Hey, people (I’m shouting, now), use your shift/F7 key (synonyms) and bookmark thesaurus.com! Don’t just go — sprint, skip, frolic and cavort! Don’t just say — holler! Don’t just be glad — rejoice! Let’s heave (put) some chunks of flesh (meat) into the consommé (thin soup) of our marvelous language!

Here are a few outtakes from recent readings to grease your gears.

“Shrouded in the black thunderheads the distant lightning glowed mutely like welding seen through foundry smoke. As if repairs were underway at some flawed place in the dark iron of the world.” (Cormac McCarthy, All the Pretty Horses)

“Spring came to me like a liberation, the first gulp of air after diving too deep,” and  “[the sparrows] were drawn to the hawk like iron filings to a magnet,” and “The Milky Way was no longer milky; it had curdled, solidified like scrambled eggs in a pan. I would step outside on a clear night and it would make me gasp.” (Neil Ansell, Deep Country)

“Hive-spangled, gut roaring with gas and cramp, he survived childhood; at the state university, hand clapped over his chin, he camouflaged torment with smiles and silence. Stumbled through his twenties and into his thirties learning to separate his feelings from his life, counting on nothing. He ate prodigiously, liked a ham knuckle, buttered spuds.” (E. Annie Proulx, opening to The Shipping News)

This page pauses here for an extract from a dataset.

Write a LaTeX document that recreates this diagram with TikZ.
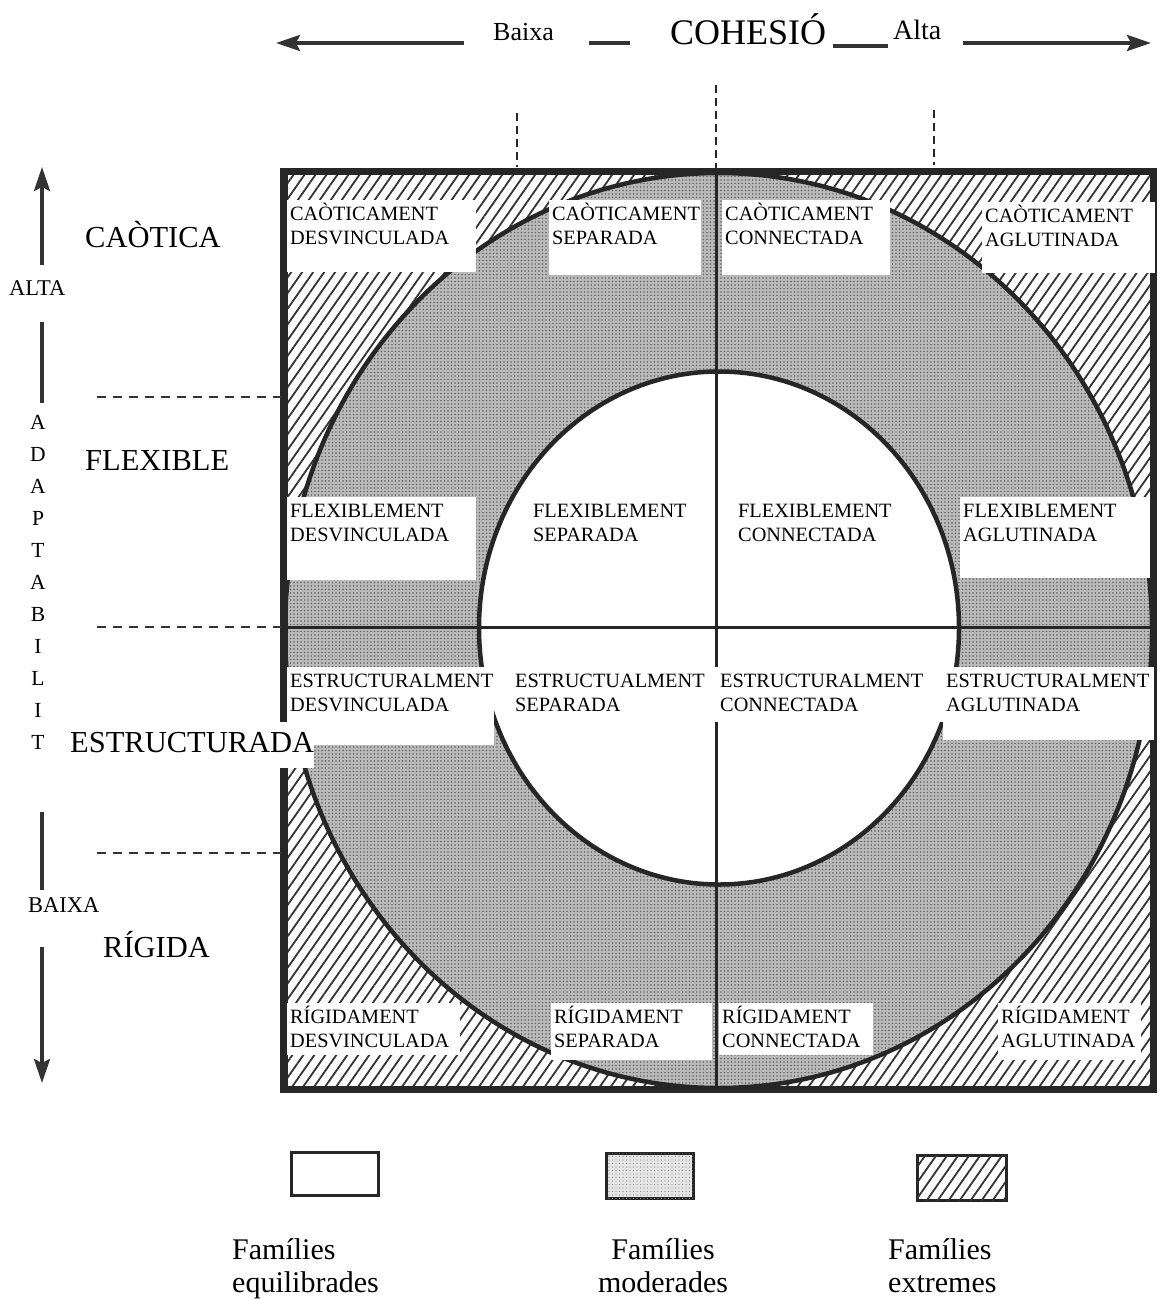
\documentclass[tikz,border=0pt]{standalone}
\usepackage{fontspec}
\setmainfont{Liberation Serif}
\usetikzlibrary{arrows.meta, patterns.meta}

\newcommand{\cellbox}[3]{\parbox[t][#2][t]{#1}{\raggedright\hyphenpenalty=10000\strut #3}}

\begin{document}
\begin{tikzpicture}[
      x=1pt, y=-1pt,
      frame/.style={line width=5pt, draw=black!85},
      ring/.style={line width=4.5pt, draw=black!85},
      cross/.style={line width=3pt, draw=black!85},
      hatch/.style={pattern={Lines[angle=55, distance=9pt, line width=1.8pt]}, pattern color=black!80},
      halftone/.style={fill=black!27, postaction={pattern={Dots[distance=3.5pt, radius=0.8pt]}, pattern color=black!60}},
      cell/.style={fill=white, anchor=north west, inner xsep=3pt, inner ysep=3pt, font=\fontsize{20.3}{24}\selectfont},
      biglabel/.style={anchor=base west, inner sep=0pt, font=\fontsize{30.5}{36}\selectfont},
      smalllabel/.style={anchor=base west, inner sep=0pt, font=\fontsize{22.5}{26}\selectfont},
      tick/.style={line width=2pt, draw=black!85, dash pattern=on 8pt off 5pt},
      level/.style={line width=2.5pt, draw=black!80, dash pattern=on 9pt off 7pt},
      axis/.style={line width=3.5pt, draw=black!80},
      tip/.style={-{Stealth[length=24pt, width=16pt, inset=4pt]}},
      key/.style={line width=3pt, draw=black!85},
      keytext/.style={inner sep=0pt, font=\fontsize{30}{33}\selectfont}
      ]
      \useasboundingbox (0,0) rectangle (1159,1300);

      % Regions
      \fill[white] (285,173) rectangle (1152,1088);
      \fill[hatch] (285,173) rectangle (1152,1088);
      \path[halftone] (718.5,630.5) ellipse [x radius=433.5, y radius=457.5];
      \fill[white] (719,628) ellipse [x radius=240, y radius=256.5];
      \draw[ring] (718.5,630.5) ellipse [x radius=433.5, y radius=457.5];
      \draw[ring] (719,628) ellipse [x radius=240, y radius=256.5];

      % Grid
      \coordinate (mid) at (716,627);
      \node[frame, minimum width=867pt, minimum height=915pt, inner sep=0pt] (grid) at (718.5,630.5) {};
      \draw[cross] (grid.north -| mid) -- (grid.south -| mid);
      \draw[cross] (grid.west |- mid) -- (grid.east |- mid);
      \draw[frame] (grid.north west) rectangle (grid.south east);

      % Cells
      \node[cell] (cdes) at (287,200) {\cellbox{183pt}{66pt}{CAÒTICAMENT\\DESVINCULADA}};
      \node[cell] (csep) at (549,200) {\cellbox{146pt}{69pt}{CAÒTICAMENT\\SEPARADA}};
      \node[cell] (ccon) at (722,200) {\cellbox{162pt}{69pt}{CAÒTICAMENT\\CONNECTADA}};
      \node[cell] (cagl) at (982,202) {\cellbox{167pt}{65pt}{CAÒTICAMENT\\AGLUTINADA}};

      \node[cell] (fdes) at (287,497) {\cellbox{183pt}{77pt}{FLEXIBLEMENT\\DESVINCULADA}};
      \node[cell] (fsep) at (530,497) {\cellbox{164pt}{54pt}{FLEXIBLEMENT\\SEPARADA}};
      \node[cell] (fcon) at (735,497) {\cellbox{179pt}{54pt}{FLEXIBLEMENT\\CONNECTADA}};
      \node[cell] (fagl) at (960,497) {\cellbox{184pt}{75pt}{FLEXIBLEMENT\\AGLUTINADA}};

      \node[cell] (edes) at (287,667) {\cellbox{201pt}{72pt}{ESTRUCTURALMENT\\DESVINCULADA}};
      \node[cell] (esep) at (512,667) {\cellbox{199pt}{49pt}{ESTRUCTUALMENT\\SEPARADA}};
      \node[cell] (econ) at (717,667) {\cellbox{223pt}{49pt}{ESTRUCTURALMENT\\CONNECTADA}};
      \node[cell] (eagl) at (943,667) {\cellbox{205pt}{67pt}{ESTRUCTURALMENT\\AGLUTINADA}};

      \node[cell] (rdes) at (287,1003) {\cellbox{167pt}{46pt}{RÍGIDAMENT\\DESVINCULADA}};
      \node[cell] (rsep) at (551,1003) {\cellbox{155pt}{51pt}{RÍGIDAMENT\\SEPARADA}};
      \node[cell] (rcon) at (719,1003) {\cellbox{148pt}{46pt}{RÍGIDAMENT\\CONNECTADA}};
      \node[cell] (ragl) at (998,1003) {\cellbox{137pt}{51pt}{RÍGIDAMENT\\AGLUTINADA}};

      % Cohesion axis
      \node[anchor=base west, inner sep=0pt, font=\fontsize{26}{30}\selectfont] (low) at (493,41) {Baixa};
      \node[anchor=base west, inner sep=0pt, font=\fontsize{36}{40}\selectfont] (cohesio) at (670,45) {COHESIÓ};
      \node[anchor=base west, inner sep=0pt, font=\fontsize{28}{32}\selectfont] (high) at (893,40) {Alta};
      \coordinate (cl1) at (464,43); \coordinate (cl2) at (276,43);
      \coordinate (cr1) at (963,43); \coordinate (cr2) at (1151,43);
      \draw[axis, tip] (cl1) -- (cl2);
      \draw[axis, tip] (cr1) -- (cr2);
      \draw[axis] (589,43) -- (630,43);
      \draw[axis] (833,46) -- (888,46);
      \draw[tick] (517,113) -- (517,167);
      \draw[tick] (716,85) -- (grid.north -| mid);
      \draw[tick] (934,110) -- (934,165);

      % Adaptability axis
      \node[biglabel] (caotica) at (85,247) {CAÒTICA};
      \node[biglabel] (flexible) at (85,470) {FLEXIBLE};
      \node[biglabel, fill=white, text height=30pt, text depth=16pt] (estruct) at (70,752) {ESTRUCTURADA\hspace{14pt}};
      \node[biglabel] (rigida) at (103,957) {RÍGIDA};
      \node[smalllabel] (alta) at (9,295) {ALTA};
      \node[smalllabel] (baixa) at (28,912) {BAIXA};
      \node[anchor=north, align=center, inner sep=0pt, font=\fontsize{21.5}{32}\selectfont] (adapt) at (38,415) {A\\D\\A\\P\\T\\A\\B\\I\\L\\I\\T};
      \coordinate (au1) at (42,265); \coordinate (au2) at (42,167);
      \coordinate (au3) at (42,322); \coordinate (au4) at (42,403);
      \coordinate (ad1) at (42,812); \coordinate (ad2) at (42,890);
      \coordinate (ad3) at (42,947); \coordinate (ad4) at (42,1083);
      \draw[axis, tip] (au1) -- (au2);
      \draw[axis] (au3) -- (au4);
      \draw[axis] (ad1) -- (ad2);
      \draw[axis, tip] (ad3) -- (ad4);
      \draw[level] (97,397) -- (grid.west |- {(0,397)});
      \draw[level] (97,627) -- (grid.west |- mid);
      \draw[level] (97,853) -- (grid.west |- {(0,853)});

      % Legend
      \draw[key] (291,1152) rectangle (378,1195);
      \draw[key, fill=black!10, postaction={pattern={Dots[distance=3.5pt, radius=0.6pt]}, pattern color=black!45}] (606,1153) rectangle (693,1198);
      \draw[key, fill=white, postaction={hatch}] (917,1155) rectangle (1006,1200);
      \node[keytext, anchor=north west, align=left] (equil) at (232,1238) {Famílies\\equilibrades};
      \node[keytext, anchor=north, align=center] (moder) at (663,1238) {Famílies\\moderades};
      \node[keytext, anchor=north west, align=left] (extrem) at (888,1238) {Famílies\\extremes};
    \end{tikzpicture}
\end{document}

“The seas are the heart’s blood of the earth. Plucked up and kneaded by the sun and the moon, the tides are systole and asystole of earth’s veins.” (Henry Beston, The Outermost House)

“In 1949, the smokejumpers were not far from their origins as parachute jumpers turned stunt performers dropping from the wings of planes at county fairs just for the hell of it plus a few dollars, less hospital expenses. They were still so young they hadn’t learned to count the odds and to sense that they might owe the universe a tragedy.” (Norman Maclean, Young Men and fire)

“Unscathed, the fearless space explorer emerges from the smoldering wreckage! He’s marooned on a hostile world! Scorched by twin suns, the planet is nothing but barren rock and methane! There is no hope of finding food or water!” (Bill Watterson, The Authoritative Calvin and Hobbes)

So, when you write (and we all do), write like that: with vigor, vibrancy, and pith. Be tabasco sauce, not oatmeal. Cultivate awareness as you would rare orchids: “I learned to be like a ship’s rat, veined ears trembling, and I learned to scribble it all down.” (Anne Lamott, Bird by Bird). Weld pictures into people’s heads and then yank their jaws down to the floor with simile, metaphor, and the occasional fragment. Be bold, perhaps even a little odd.

There’s sometimes a guy that prances back and forth at the corner of Main and Depot Streets, sucking vanilla pudding out of a cracked mayonnaise jar through a length of old garden hose just to make people think he’s nuts — write as he would write.